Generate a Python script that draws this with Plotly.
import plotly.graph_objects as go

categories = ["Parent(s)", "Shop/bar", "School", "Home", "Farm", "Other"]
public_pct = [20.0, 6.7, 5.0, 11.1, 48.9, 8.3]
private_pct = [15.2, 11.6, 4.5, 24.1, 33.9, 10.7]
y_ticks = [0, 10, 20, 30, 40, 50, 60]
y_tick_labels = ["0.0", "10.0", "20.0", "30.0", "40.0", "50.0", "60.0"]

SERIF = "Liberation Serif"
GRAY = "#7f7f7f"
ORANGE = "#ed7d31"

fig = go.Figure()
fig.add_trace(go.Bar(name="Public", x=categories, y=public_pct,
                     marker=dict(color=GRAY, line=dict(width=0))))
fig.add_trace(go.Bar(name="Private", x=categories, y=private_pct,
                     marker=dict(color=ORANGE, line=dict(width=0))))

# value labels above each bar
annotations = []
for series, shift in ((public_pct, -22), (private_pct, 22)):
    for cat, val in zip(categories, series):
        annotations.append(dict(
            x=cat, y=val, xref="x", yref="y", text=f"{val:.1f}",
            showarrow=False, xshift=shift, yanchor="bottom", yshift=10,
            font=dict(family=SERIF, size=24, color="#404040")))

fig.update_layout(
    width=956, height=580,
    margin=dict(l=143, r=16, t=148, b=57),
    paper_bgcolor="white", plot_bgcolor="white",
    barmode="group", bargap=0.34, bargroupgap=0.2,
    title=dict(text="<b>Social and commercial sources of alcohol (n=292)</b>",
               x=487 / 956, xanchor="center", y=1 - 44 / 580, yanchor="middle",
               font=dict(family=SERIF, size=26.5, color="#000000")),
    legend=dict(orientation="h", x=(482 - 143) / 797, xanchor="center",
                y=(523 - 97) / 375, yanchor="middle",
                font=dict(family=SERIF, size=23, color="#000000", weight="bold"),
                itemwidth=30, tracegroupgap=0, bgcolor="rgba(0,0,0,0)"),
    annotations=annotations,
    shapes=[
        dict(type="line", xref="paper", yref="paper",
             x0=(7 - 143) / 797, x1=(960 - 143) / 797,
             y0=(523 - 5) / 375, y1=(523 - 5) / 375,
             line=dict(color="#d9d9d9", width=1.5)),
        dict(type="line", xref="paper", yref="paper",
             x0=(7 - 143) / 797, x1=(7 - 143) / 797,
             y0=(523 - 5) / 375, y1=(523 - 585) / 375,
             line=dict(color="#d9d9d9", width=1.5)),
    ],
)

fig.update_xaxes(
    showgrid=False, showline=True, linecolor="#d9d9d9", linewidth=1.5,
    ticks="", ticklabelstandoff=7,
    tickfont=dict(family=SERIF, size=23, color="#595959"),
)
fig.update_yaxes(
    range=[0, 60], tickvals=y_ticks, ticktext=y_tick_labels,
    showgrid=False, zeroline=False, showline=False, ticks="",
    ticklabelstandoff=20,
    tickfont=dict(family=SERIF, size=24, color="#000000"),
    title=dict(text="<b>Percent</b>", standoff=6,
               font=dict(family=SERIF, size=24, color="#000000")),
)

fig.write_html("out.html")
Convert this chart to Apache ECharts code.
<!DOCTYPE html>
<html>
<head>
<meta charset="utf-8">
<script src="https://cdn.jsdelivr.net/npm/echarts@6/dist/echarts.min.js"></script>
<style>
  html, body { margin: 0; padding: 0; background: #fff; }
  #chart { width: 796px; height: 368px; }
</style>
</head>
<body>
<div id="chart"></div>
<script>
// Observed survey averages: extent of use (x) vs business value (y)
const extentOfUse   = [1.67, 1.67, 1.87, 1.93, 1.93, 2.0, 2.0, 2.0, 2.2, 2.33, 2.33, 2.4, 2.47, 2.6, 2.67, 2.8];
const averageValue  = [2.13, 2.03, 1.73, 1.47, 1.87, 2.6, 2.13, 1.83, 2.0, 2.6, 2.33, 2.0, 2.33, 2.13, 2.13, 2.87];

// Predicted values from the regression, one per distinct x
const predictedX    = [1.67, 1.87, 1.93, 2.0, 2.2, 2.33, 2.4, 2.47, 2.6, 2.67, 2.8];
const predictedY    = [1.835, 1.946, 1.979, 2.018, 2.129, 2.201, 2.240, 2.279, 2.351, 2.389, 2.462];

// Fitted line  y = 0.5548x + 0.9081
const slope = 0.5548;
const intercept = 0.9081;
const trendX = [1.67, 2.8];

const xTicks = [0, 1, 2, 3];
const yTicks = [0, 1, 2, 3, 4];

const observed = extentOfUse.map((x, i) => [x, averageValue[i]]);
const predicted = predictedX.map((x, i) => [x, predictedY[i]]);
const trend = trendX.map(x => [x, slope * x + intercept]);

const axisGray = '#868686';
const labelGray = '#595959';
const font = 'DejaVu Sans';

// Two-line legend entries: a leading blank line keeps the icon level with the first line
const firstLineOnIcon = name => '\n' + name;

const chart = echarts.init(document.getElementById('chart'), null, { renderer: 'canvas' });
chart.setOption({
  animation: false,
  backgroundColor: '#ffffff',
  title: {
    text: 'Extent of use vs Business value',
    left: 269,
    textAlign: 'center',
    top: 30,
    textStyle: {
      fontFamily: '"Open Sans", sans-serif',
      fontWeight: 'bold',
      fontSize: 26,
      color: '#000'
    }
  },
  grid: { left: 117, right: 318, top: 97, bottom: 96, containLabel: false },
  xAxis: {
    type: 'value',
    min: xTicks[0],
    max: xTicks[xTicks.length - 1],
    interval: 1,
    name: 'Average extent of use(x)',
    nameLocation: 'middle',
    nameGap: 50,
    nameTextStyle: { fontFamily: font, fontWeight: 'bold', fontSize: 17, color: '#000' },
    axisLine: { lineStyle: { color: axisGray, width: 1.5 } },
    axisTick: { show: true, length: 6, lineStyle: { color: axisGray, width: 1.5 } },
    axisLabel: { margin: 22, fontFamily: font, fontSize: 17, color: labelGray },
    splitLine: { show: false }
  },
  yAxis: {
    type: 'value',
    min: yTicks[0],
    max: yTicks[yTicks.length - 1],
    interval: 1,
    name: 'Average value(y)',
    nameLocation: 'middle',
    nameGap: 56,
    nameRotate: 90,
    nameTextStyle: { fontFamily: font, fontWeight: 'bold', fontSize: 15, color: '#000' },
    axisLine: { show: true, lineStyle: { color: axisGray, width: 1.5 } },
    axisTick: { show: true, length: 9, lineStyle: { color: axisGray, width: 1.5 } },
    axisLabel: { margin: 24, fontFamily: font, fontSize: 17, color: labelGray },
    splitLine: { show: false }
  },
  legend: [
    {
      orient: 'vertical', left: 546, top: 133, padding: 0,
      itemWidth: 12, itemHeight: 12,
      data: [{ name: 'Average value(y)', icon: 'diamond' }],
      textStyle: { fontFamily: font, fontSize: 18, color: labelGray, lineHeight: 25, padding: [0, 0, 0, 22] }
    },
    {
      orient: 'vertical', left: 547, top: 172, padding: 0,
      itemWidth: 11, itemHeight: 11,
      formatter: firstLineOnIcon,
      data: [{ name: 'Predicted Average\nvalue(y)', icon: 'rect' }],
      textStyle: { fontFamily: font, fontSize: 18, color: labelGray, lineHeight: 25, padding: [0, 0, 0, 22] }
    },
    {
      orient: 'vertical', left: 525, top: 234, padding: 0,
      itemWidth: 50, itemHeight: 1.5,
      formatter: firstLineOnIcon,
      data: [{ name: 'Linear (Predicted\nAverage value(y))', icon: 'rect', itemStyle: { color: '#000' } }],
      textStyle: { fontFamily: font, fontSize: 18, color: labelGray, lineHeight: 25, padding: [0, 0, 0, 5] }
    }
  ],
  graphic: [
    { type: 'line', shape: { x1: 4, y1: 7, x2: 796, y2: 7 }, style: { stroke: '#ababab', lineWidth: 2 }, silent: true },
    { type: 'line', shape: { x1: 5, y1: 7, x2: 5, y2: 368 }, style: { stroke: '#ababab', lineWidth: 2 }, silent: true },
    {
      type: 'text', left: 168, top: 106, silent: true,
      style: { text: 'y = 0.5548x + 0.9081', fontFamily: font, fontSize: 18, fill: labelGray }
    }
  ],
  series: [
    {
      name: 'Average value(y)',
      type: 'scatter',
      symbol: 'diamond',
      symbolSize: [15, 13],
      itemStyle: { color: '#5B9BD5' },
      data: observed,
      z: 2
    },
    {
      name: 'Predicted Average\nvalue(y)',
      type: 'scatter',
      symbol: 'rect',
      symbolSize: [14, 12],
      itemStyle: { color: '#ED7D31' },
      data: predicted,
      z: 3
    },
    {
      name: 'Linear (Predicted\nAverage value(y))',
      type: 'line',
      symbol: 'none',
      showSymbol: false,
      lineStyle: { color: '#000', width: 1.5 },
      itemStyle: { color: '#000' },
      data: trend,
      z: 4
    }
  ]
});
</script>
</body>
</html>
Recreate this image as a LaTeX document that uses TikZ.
■ ■ ■
**TO DO:** Starting with the first line of the data above, copy each line exactly until you reach the line with "marker=dict(color=ORANGE, line=dict(width=0))))"; include that line as well.

**TASK SOLUTION:**
Generate a Python script that draws this with Plotly.
import plotly.graph_objects as go

categories = ["Parent(s)", "Shop/bar", "School", "Home", "Farm", "Other"]
public_pct = [20.0, 6.7, 5.0, 11.1, 48.9, 8.3]
private_pct = [15.2, 11.6, 4.5, 24.1, 33.9, 10.7]
y_ticks = [0, 10, 20, 30, 40, 50, 60]
y_tick_labels = ["0.0", "10.0", "20.0", "30.0", "40.0", "50.0", "60.0"]

SERIF = "Liberation Serif"
GRAY = "#7f7f7f"
ORANGE = "#ed7d31"

fig = go.Figure()
fig.add_trace(go.Bar(name="Public", x=categories, y=public_pct,
                     marker=dict(color=GRAY, line=dict(width=0))))
fig.add_trace(go.Bar(name="Private", x=categories, y=private_pct,
                     marker=dict(color=ORANGE, line=dict(width=0))))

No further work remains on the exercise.